## TO BE DONE
Gather up the lines that contain "matplotlib".

## DATA BLOCK
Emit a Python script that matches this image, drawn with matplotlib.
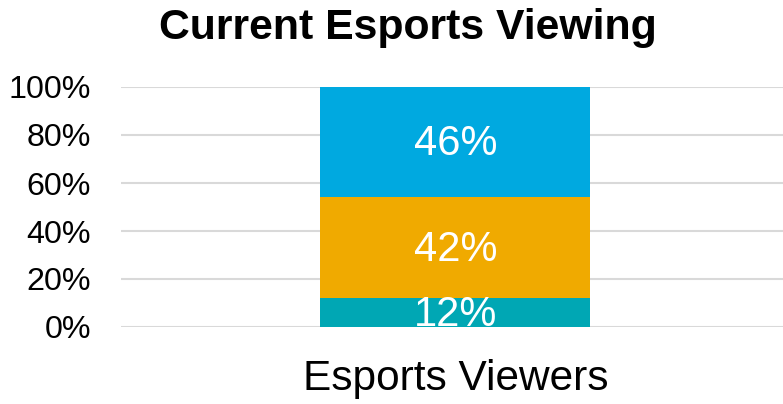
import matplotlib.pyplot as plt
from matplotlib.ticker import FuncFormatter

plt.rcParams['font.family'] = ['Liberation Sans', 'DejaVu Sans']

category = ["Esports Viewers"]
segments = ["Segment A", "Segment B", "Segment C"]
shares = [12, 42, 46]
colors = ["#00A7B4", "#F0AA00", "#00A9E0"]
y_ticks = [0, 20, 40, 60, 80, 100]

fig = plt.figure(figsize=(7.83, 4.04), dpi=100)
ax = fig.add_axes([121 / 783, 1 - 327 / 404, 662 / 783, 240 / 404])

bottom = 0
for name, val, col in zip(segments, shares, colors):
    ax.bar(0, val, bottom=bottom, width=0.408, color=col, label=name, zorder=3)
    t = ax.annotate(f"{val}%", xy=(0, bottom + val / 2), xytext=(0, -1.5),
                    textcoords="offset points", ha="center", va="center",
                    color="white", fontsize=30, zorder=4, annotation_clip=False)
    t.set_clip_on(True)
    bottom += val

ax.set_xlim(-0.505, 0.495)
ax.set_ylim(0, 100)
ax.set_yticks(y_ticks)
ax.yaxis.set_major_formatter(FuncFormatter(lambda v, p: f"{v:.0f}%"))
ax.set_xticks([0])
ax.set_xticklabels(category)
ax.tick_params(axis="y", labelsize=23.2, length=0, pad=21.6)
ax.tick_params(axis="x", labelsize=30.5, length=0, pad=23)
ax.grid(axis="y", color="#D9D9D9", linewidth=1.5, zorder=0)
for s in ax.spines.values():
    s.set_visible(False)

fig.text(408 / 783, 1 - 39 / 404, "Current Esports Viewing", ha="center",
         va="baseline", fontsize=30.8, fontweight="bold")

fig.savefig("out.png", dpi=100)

## REPLY TO THE TASK
Emit a Python script that matches this image, drawn with matplotlib.
import matplotlib.pyplot as plt
from matplotlib.ticker import FuncFormatter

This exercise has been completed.